— START Data provided —

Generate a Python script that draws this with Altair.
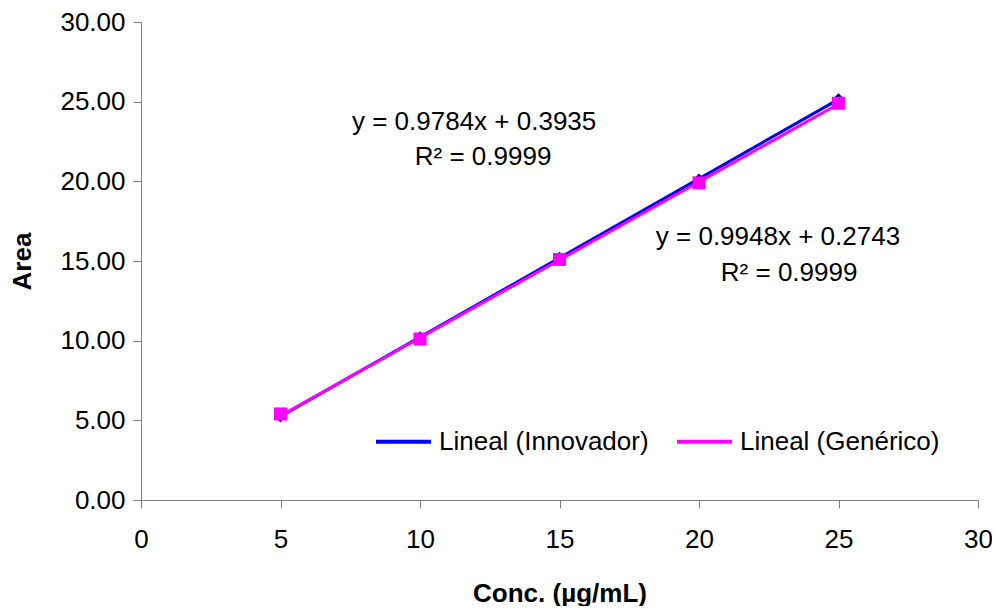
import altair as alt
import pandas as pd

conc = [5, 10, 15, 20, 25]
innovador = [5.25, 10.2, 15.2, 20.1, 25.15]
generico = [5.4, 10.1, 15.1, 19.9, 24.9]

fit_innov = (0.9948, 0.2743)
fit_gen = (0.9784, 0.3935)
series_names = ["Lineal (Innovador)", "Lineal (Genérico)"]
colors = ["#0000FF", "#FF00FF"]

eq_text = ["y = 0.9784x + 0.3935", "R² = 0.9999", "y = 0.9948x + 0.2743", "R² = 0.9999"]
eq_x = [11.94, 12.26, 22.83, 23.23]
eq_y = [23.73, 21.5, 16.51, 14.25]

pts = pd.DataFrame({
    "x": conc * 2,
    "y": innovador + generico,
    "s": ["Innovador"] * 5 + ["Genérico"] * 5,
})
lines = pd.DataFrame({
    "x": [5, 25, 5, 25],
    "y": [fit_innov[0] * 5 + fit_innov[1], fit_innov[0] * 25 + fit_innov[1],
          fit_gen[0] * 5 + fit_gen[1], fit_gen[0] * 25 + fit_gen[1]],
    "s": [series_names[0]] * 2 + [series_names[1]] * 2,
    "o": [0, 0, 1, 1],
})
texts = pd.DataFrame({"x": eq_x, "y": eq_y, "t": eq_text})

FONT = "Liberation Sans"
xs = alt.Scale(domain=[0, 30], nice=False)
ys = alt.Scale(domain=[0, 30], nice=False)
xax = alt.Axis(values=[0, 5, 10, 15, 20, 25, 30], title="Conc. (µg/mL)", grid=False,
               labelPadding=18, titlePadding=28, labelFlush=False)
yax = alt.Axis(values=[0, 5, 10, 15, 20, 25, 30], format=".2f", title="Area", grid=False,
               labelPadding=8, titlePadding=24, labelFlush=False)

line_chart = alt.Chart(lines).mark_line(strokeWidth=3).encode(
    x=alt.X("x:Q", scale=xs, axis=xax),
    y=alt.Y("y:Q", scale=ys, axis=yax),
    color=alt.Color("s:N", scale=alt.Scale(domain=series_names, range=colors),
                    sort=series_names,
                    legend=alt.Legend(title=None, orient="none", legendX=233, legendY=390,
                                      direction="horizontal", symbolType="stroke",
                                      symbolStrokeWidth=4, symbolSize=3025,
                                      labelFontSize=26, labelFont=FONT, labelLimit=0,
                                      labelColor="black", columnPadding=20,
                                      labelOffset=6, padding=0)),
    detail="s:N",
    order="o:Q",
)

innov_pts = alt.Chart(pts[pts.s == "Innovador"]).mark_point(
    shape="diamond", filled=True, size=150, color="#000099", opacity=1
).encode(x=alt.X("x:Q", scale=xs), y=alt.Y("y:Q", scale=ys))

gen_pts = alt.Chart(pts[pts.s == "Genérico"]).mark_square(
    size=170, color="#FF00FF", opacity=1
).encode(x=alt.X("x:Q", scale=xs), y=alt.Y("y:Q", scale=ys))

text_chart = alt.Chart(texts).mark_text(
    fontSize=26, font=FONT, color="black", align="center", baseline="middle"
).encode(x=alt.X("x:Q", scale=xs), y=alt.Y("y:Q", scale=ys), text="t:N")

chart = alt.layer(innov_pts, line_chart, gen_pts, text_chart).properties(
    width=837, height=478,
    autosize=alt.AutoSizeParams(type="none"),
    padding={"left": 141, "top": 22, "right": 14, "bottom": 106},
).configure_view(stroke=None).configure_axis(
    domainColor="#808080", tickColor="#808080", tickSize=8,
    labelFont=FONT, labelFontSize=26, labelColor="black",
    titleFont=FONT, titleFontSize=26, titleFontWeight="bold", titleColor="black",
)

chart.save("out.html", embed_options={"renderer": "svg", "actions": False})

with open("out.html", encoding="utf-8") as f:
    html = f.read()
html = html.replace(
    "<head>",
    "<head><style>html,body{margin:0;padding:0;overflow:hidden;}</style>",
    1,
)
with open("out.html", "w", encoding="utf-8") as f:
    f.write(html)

— END Data provided —
— START Data provided —

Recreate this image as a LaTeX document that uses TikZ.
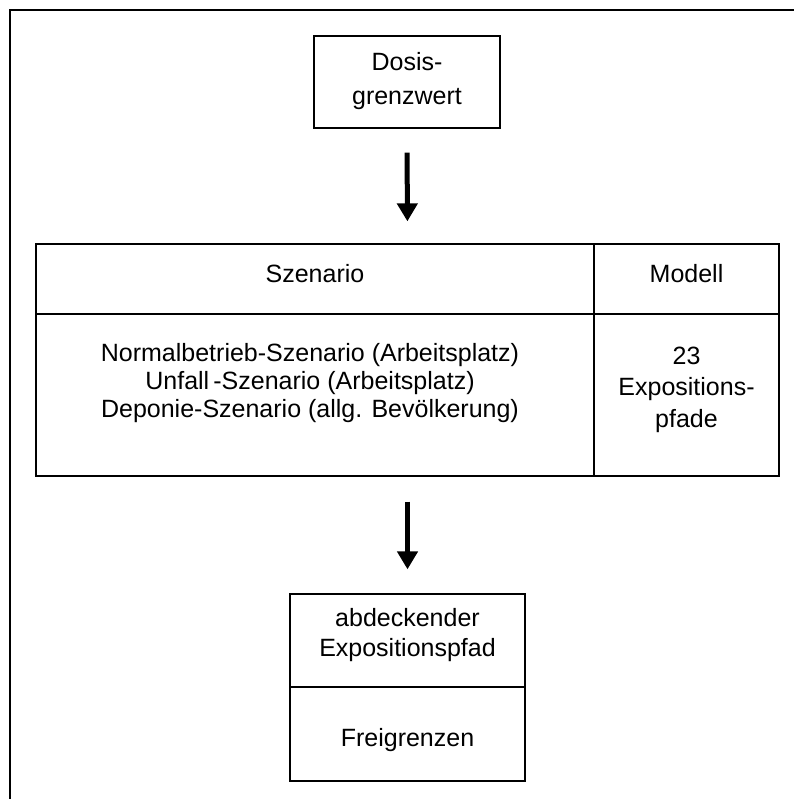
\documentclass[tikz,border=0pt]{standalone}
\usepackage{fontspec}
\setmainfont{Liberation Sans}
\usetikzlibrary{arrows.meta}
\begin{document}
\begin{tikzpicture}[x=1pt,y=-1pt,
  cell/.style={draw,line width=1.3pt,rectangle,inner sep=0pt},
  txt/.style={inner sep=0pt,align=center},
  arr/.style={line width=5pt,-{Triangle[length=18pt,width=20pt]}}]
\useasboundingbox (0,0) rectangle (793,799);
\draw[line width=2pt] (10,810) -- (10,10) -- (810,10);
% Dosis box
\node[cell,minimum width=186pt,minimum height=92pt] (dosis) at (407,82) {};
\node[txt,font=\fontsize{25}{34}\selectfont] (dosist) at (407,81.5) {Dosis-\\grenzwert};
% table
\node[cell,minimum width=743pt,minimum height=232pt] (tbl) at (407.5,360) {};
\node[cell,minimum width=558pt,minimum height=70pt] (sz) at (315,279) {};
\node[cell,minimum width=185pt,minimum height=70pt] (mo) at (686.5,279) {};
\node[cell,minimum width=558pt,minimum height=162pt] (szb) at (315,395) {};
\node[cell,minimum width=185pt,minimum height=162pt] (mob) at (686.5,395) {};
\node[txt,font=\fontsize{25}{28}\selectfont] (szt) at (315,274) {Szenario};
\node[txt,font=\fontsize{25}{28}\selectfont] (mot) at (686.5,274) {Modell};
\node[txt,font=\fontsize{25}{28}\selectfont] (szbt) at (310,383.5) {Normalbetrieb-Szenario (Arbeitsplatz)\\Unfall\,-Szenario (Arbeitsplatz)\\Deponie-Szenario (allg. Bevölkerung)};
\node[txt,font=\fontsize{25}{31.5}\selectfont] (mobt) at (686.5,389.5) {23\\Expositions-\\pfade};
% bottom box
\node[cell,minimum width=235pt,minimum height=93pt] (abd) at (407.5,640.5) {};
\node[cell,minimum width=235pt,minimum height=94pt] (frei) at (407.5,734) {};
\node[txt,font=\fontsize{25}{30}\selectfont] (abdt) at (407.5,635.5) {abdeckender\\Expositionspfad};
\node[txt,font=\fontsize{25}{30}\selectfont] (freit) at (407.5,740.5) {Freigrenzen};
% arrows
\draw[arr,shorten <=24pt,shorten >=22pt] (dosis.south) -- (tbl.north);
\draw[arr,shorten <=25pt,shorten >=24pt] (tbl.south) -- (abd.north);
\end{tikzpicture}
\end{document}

— END Data provided —
— START Data provided —

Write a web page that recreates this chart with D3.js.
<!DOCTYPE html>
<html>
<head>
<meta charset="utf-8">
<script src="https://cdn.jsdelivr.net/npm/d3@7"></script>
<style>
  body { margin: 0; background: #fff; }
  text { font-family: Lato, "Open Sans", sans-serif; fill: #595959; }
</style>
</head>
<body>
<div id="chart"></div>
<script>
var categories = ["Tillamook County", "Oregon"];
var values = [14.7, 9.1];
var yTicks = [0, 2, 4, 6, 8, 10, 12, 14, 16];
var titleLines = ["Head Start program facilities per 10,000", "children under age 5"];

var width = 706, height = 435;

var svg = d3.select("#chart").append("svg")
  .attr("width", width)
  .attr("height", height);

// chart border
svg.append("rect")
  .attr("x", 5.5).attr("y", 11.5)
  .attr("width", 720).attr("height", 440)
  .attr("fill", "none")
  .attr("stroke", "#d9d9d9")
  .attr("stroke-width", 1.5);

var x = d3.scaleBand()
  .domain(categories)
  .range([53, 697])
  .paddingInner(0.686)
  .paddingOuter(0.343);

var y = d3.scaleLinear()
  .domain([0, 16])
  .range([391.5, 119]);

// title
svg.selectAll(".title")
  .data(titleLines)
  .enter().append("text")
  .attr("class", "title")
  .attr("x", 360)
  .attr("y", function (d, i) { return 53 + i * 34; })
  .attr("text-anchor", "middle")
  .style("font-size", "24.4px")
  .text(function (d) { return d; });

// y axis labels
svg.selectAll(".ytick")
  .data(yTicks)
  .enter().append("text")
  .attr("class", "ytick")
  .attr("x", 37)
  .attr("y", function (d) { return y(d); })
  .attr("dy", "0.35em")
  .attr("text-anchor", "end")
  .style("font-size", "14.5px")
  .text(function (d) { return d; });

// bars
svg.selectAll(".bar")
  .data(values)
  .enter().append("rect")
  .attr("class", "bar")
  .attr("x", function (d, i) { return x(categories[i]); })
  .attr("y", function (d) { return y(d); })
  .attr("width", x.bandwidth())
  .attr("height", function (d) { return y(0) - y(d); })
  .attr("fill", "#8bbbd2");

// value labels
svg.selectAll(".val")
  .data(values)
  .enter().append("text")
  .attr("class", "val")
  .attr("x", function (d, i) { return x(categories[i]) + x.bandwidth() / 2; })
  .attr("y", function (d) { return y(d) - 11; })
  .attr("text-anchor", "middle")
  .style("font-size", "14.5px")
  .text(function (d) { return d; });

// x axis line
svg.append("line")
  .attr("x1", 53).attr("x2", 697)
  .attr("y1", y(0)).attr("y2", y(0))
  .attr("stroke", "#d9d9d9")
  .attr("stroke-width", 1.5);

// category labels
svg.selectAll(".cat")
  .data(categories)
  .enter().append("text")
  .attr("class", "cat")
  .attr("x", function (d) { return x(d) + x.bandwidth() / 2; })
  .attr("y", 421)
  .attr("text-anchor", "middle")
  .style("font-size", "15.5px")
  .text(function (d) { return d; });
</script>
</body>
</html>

— END Data provided —

__What the task asks__: What count of lines in the listing contain the word "that"? Reply with the number only.

__Answer in full__: 3